CNT FETs with Schottky contacts are easier to fabricate than those with ohmic contacts. In these transistors, the gate voltage controls the thickness of the barrier, and the drain voltage can lower the barrier height at the drain electrode. Quantum tunneling of the electrons through the barrier should also be taken into account here. In order to understand the charge conduction in Schottky barrier CNT FETs, we need to study the band schemes under different bias conditions (Fig 2):
- the net current is a result of electrons tunneling from the source and holes tunneling from the drain
- ON-state: electrons tunneling from the source
- OFF-state: holes tunneling from the drain
Thus, the Schottky barrier CNT FET is effectively an ambipolar transistor, since the ON electron current is opposed by an OFF hole current, which flows at values smaller than the critical gate voltage value.

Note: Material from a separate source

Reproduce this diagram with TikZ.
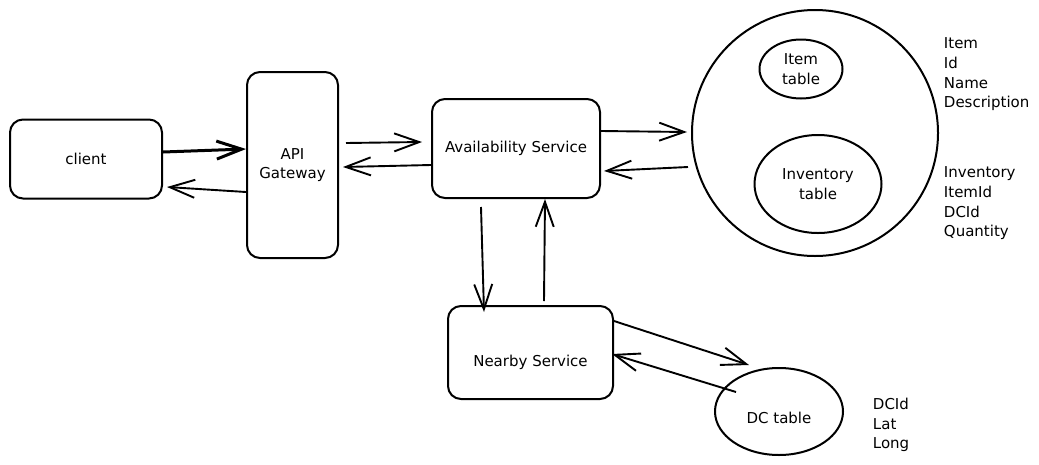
\documentclass[tikz,border=0pt]{standalone}
\usepackage{fontspec}
\setmainfont{DejaVu Sans}
\usepackage{tikz}
\usetikzlibrary{arrows.meta, positioning, shapes.geometric}
\tikzset{
  box/.style={
    rectangle,
    draw,
    line width=2pt,
    rounded corners=13pt,
    inner sep=0pt,
    font=\fontsize{15}{19.7}\selectfont,
    align=center
  },
  tbl/.style={
    ellipse,
    draw,
    line width=2pt,
    inner sep=0pt,
    font=\fontsize{15}{19.7}\selectfont,
    align=center
  },
  fields/.style={
    anchor=north west,
    inner sep=0pt,
    font=\fontsize{15}{19.7}\selectfont,
    align=left
  }
}

\begin{document}
\begin{tikzpicture}[->, >={Straight Barb[length=25pt,width=18pt]}, x=1pt, y=-1pt, line width=1.9pt]
        \useasboundingbox (0,0) rectangle (1039,464);

        % Define the nodes
        \node[box, minimum width=152pt, minimum height=79pt]  (client) at (86,159)    {client};
        \node[box, minimum width=91pt,  minimum height=186pt] (api)    at (292.5,165) {API\\Gateway};
        \node[box, minimum width=168pt, minimum height=99pt]  (avail)  at (516,148.5) {Availability Service};
        \node[box, minimum width=165pt, minimum height=93pt, text height=31pt] (nearby) at (530.5,352.5) {Nearby Service};

        % databases
        \node[circle, draw, line width=2pt, minimum size=246pt] (db) at (815,133) {};
        \node[tbl, minimum width=83pt,  minimum height=59pt] (item) at (801,69)  {Item\\table};
        \node[tbl, minimum width=127pt, minimum height=98pt] (inv)  at (818,184) {Inventory\\table};
        \node[tbl, minimum width=128pt, minimum height=87pt, text height=25pt] (dc) at (779,411.5) {DC table};

        % columns of each table
        \node[fields] (itemcols) at (943,37)  {Item\\Id\\Name\\Description};
        \node[fields] (invcols)  at (943,166) {Inventory\\ItemId\\DCId\\Quantity};
        \node[fields] (dccols)   at (872,397) {DCId\\Lat\\Long};

        % Arrows between the services
        \path ([yshift=7pt]client.east) edge[line width=3pt] ([yshift=16pt]api.west);
        \path ([yshift=-27pt]api.west) edge ([xshift=4pt,yshift=-28pt]client.east);

        \path ([xshift=7pt,yshift=22pt]api.east) edge ([xshift=-9pt,yshift=6.5pt]avail.west);
        \path ([yshift=-16.5pt]avail.west) edge ([xshift=4pt,yshift=-2pt]api.east);

        \path ([yshift=17.5pt]avail.east) edge ([xshift=-4pt,yshift=1pt]db.west);
        \path ([xshift=-3pt,yshift=-34pt]db.west) edge ([xshift=3pt,yshift=-22.5pt]avail.east);

        \path ([xshift=-35pt,yshift=-8pt]avail.south) edge ([xshift=-46.5pt,yshift=-7pt]nearby.north);
        \path ([xshift=13.5pt,yshift=4pt]nearby.north) edge ([xshift=29pt]avail.south);

        \path ([yshift=31.5pt]nearby.east) edge ([xshift=-30pt,yshift=2pt]dc.north);
        \path ([xshift=-43pt,yshift=19.5pt]dc.center) edge ([xshift=-2pt,yshift=-1.5pt]nearby.east);
    \end{tikzpicture}
\end{document}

From the band diagrams, one can deduce the $I_d - V_g$ characteristics of the Schottky CNT FETs. Starting at the OFF state, there is hole current, which gradually decreases as the gate voltage is increased until it is opposed with equal strength by the electron current coming from the source. Above the critical gate voltage in the ON state, the electron current prevails and reaches a maximum at $V_g=V_d$ and the $I-V$ curve will roughly have a V-shape.